During the Battle of Moscow in late 1941, when it appeared that the city would fall to the invaders, Stalin desperately needed to know whether he could redeploy many of his troops stationed in the Soviet Far East to defend the capital. If he miscalculated, such a redeployment could make Siberia a more exposed—and tempting—target for Japan. But if Japan’s leaders were more intent on a takeover of Southeast Asia and a confrontation with the United States, Stalin could safely shift his forces.

Stalin despised Sorge. The spy’s worst offense: He had repeatedly warned of Hitler’s plans to invade Russia at a time when Stalin was dismissing all such reports as disinformation meant to sabotage the Nazi-Soviet Pact. But when Moscow was in danger, Stalin had to rely on his master spy to provide him with the answers he needed.

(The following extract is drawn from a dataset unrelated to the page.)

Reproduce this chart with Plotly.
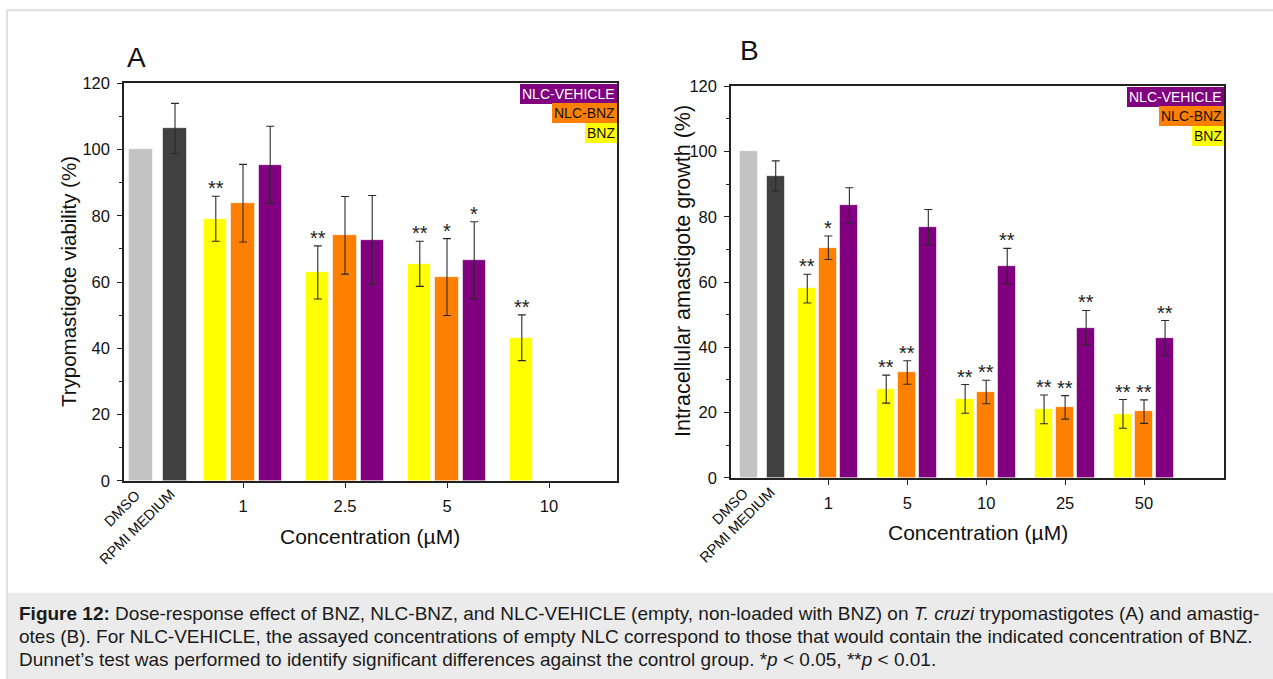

By August 1941, the Japanese members of Sorge’s spy ring could confirm that Tokyo was planning to send its forces south rather than to Siberia. Ott conceded to Sorge that he had failed to persuade the Japanese to join in the invasion of Russia. As a result of Sorge’s assurances, Stalin could redeploy about half of his troops from the east—providing a critical component of the successful defense of Moscow.

On occasion, Mr. Matthews overstates his case. He insists, for example, that if Japan had attacked Russia in 1941, it would have “spelt the end of Stalin’s regime.” But after Stalin recovered from the initial shock of Hitler’s invasion, he rallied his countrymen and prepared for a war of attrition that would have continued even if Moscow had fallen. The war almost certainly would have lasted longer in that case, but it’s highly debatable that German and Japanese forces could have prevailed in the end. Still, Mr. Matthews is right that Sorge’s actions had a huge impact.

At the moment of Sorge’s biggest triumph, the Japanese police finally rounded up the members of his spy ring. On Oct. 19, 1941, they arrested Sorge—who soon broke down and confessed, providing riveting details of his double life. Mr. Matthews is wary of reports that Tokyo repeatedly tried to interest Moscow in a prisoner exchange for Sorge, noting the lack of documentation in Japan’s archives. But Stalin certainly had no interest in rescuing the spy who had done so much to help him.

Richard Sorge was hanged in Tokyo on Nov. 7, 1944, which happened to be the 27th anniversary of the Bolshevik Revolution. In 1964, he was posthumously awarded the title of Hero of the Soviet Union. Since then, his legend has only grown.

Mr. Nagorski is a former Newsweek foreign correspondent and the author, most recently, of “1941: The Year Germany Lost the War.”